Knapp skizziert werden die wichtigsten Typen der Privatversicherung, etwa die Lebensversicherung als Hauptanwendungsfall einer Summenversicherung. In den Grundzügen dargestellt wird auch die erst seit 1994 gesetzlich in den Basisstrukturen geregelte private Krankenversicherung (§§ 178 a - o VVG), zu der sich immer mehr beachtungsbedürftige Regelungen im SGB V finden, also im Recht der gesetzlichen Krankenversicherung. Auch hier sind Ausschlüsse durch AVB von enormer praktischer Wichtigkeit. Als Hauptarten der Schadensversicherung werden insbesondere die Haftpflichtversicherung und die Rechtsschutzversicherung recht eingehend behandelt. Nur überblickshaft finden sich Ausführungen zu den praktisch wichtigsten Formen der Sachversicherung.

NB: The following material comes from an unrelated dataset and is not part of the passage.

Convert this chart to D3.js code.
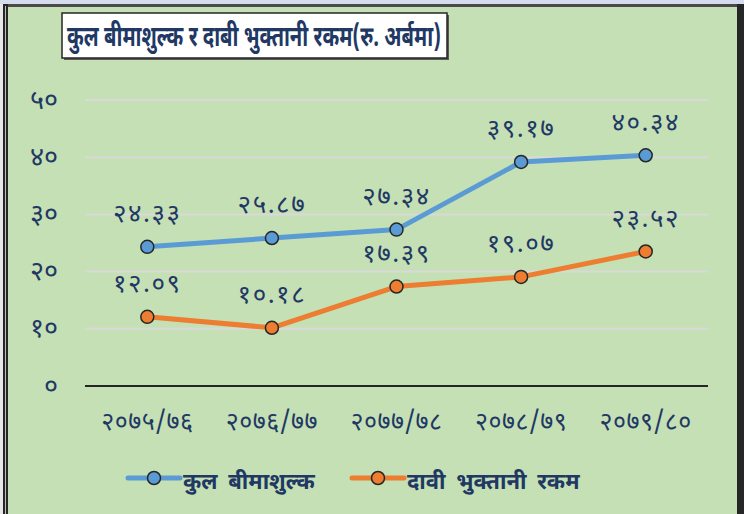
<!DOCTYPE html>
<html>
<head>
<meta charset="utf-8">
<script src="https://cdn.jsdelivr.net/npm/d3@7"></script>
<style>
  body { margin: 0; background: #c5e0b4; }
  svg { display: block; }
  text { font-family: "Noto Sans Devanagari", "Noto Sans", "Lohit Devanagari", sans-serif; fill: #1f3864; }
</style>
</head>
<body>
<div id="chart"></div>
<script>
// insurance premium vs claim payment, Rs. arba

var years = ['२०७५/७६', '२०७६/७७', '२०७७/७८', '२०७८/७९', '२०७९/८०']
var premium = [24.33, 25.87, 27.34, 39.17, 40.34]
var claims = [12.09, 10.18, 17.39, 19.07, 23.52]
var yTicks = [0, 10, 20, 30, 40, 50]
var seriesNames = ['कुल बीमाशुल्क', 'दावी भुक्तानी रकम']
var title = 'कुल बीमाशुल्क र दाबी भुक्तानी रकम(रु. अर्बमा)'

var width = 744,
    height = 514,
    blue = '#5b9bd5',
    orange = '#ed7d31',
    ink = '#1f3864'

// latin digits -> devanagari digits
var devDigits = '०१२३४५६७८९'
function dev(s) {
  return String(s).replace(/[0-9]/g, function(c){ return devDigits[+c] })
}

var x = d3.scalePoint()
          .domain(years)
          .range([85, 708])
          .padding(0.5)

var y = d3.scaleLinear()
          .domain([0, 50])
          .range([386, 100])

var svg = d3.select('#chart')
  .append('svg')
    .attr('width', width)
    .attr('height', height)

// background + frame
svg.append('rect').attr('width', width).attr('height', height).style('fill', '#c5e0b4')
svg.append('rect').attr('x', 0).attr('y', 0).attr('width', width).attr('height', 4).style('fill', '#d6dcee')
svg.append('rect').attr('x', 3).attr('y', 4).attr('width', width).attr('height', 3).style('fill', '#4a4a4a')
svg.append('rect').attr('x', 0).attr('y', 4).attr('width', 3).attr('height', height).style('fill', '#e8e8e8')
svg.append('rect').attr('x', 3).attr('y', 4).attr('width', 5).attr('height', height).style('fill', '#262626')
svg.append('rect').attr('x', 5).attr('y', 6).attr('width', 1).attr('height', height).style('fill', '#bfbfbf')
svg.append('rect').attr('x', 737).attr('y', 4).attr('width', 7).attr('height', height).style('fill', '#262626')

// gridlines
svg.append('g')
  .selectAll('line').data(yTicks.slice(1))
  .enter().append('line')
    .attr('x1', 85)
    .attr('x2', 708)
    .attr('y1', function(d){ return y(d) })
    .attr('y2', function(d){ return y(d) })
    .style('stroke', '#d9d9d9')
    .style('stroke-width', 2)

// x axis baseline
svg.append('line')
  .attr('x1', 85).attr('x2', 708)
  .attr('y1', y(0)).attr('y2', y(0))
  .style('stroke', '#262626')
  .style('stroke-width', 2)

// y labels
svg.append('g')
  .selectAll('text').data(yTicks)
  .enter().append('text')
    .text(function(d){ return dev(d) })
    .attr('x', 58)
    .attr('y', function(d){ return y(d) })
    .attr('dy', '0.32em')
    .attr('text-anchor', 'end')
    .style('font-size', '27px')

// x labels
svg.append('g')
  .selectAll('text').data(years)
  .enter().append('text')
    .text(function(d){ return d })
    .attr('x', function(d){ return x(d) })
    .attr('y', 422)
    .attr('dy', '0.32em')
    .attr('text-anchor', 'middle')
    .style('font-size', '25px')
    .style('letter-spacing', '0.5px')

var line = d3.line()
  .x(function(d, i){ return x(years[i]) })
  .y(function(d){ return y(d) })

function drawSeries(vals, color) {
  svg.append('path')
    .datum(vals)
    .attr('d', line)
    .style('fill', 'none')
    .style('stroke', color)
    .style('stroke-width', 5)
    .style('stroke-linejoin', 'round')

  svg.append('g')
    .selectAll('circle').data(vals)
    .enter().append('circle')
      .attr('cx', function(d, i){ return x(years[i]) })
      .attr('cy', function(d){ return y(d) })
      .attr('r', 6.5)
      .style('fill', color)
      .style('stroke', '#262626')
      .style('stroke-width', 1.5)

  svg.append('g')
    .selectAll('text').data(vals)
    .enter().append('text')
      .text(function(d){ return dev(d.toFixed(2)) })
      .attr('x', function(d, i){ return x(years[i]) })
      .attr('y', function(d){ return y(d) - 33 })
      .attr('dy', '0.32em')
      .attr('text-anchor', 'middle')
      .style('font-size', '26px')
      .style('letter-spacing', '1.5px')
}

drawSeries(premium, blue)
drawSeries(claims, orange)

// title box
svg.append('rect')
  .attr('x', 64).attr('y', 15)
  .attr('width', 385).attr('height', 45)
  .style('fill', '#595959')
svg.append('rect')
  .attr('x', 62).attr('y', 13)
  .attr('width', 385).attr('height', 45)
  .style('fill', '#fff')
  .style('stroke', '#262626')
  .style('stroke-width', 1.5)
svg.append('text')
  .text(title)
  .attr('x', 67)
  .attr('y', 36)
  .attr('dy', '0.35em')
  .attr('textLength', 374)
  .attr('lengthAdjust', 'spacingAndGlyphs')
  .style('font-size', '28px')
  .style('font-weight', 'bold')

// legend
var legend = svg.append('g')
  .selectAll('g').data(seriesNames)
  .enter().append('g')
    .attr('transform', function(d, i){ return 'translate(' + [128 + i * 224, 478] + ')' })

legend.append('line')
  .attr('x1', 0).attr('x2', 52)
  .style('stroke', function(d, i){ return i === 0 ? blue : orange })
  .style('stroke-width', 5)
  .style('stroke-linecap', 'round')
legend.append('circle')
  .attr('cx', 26)
  .attr('r', 6.5)
  .style('fill', function(d, i){ return i === 0 ? blue : orange })
  .style('stroke', '#262626')
  .style('stroke-width', 1.5)
legend.append('text')
  .text(function(d){ return d })
  .attr('x', 55)
  .attr('y', 4)
  .attr('dy', '0.32em')
  .style('font-size', '22px')
  .style('font-weight', 'bold')
  .style('word-spacing', '5px')
</script>
</body>
</html>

Sehr knapp ist die Darstellung der beweisrechtlichen Situation, die sich insbesondere bei der Frage eines Freiwerdens der Versicherung von der Leistung nach § 61 VVG stellt, insbesondere im Zusammenhang mit der Behauptung des Vorliegens grober Fahrlässigkeit beim VN, deren Begriffsbestimmung im Versicherungsrecht etwas von der bürgerlichrechtlichen Qualifikation abweicht, da hier die subjektive Komponente wesentlich stärker hervortritt. Angesichts der Bedeutung für das Zivilrecht scheint die Darstellung des praktisch wichtigen § 67 VVG etwas zu knapp, der im Kern die allgemeine Rechtsfigur des Bereicherungsverbotes dergestalt enthält, als ein Verletzter seinen Schaden nicht einmal beim Versicherer liquidieren und dann noch einmal in voller Höhe beim Verletzer. Schadensersatzansprüche gegen den Täter gehen insoweit auf die Versicherung über, als dies nicht zum Nachteil des Versicherungsnehmers geschieht.

Die Neuauflage des Grundrisses von Deutsch ermöglicht es, sich in nahezu idealer Weise in die Grundfragen des Privatversicherungsrechtes umfassend einzuarbeiten. Ist dieser Grundstock erst einmal zuverlässig gelegt, ist das weitere Einarbeiten in komplexe Spezialfragen wesentlich leichter. Die Aufmerksamkeit eines breiten Leserkreises ist dem Buch sicher!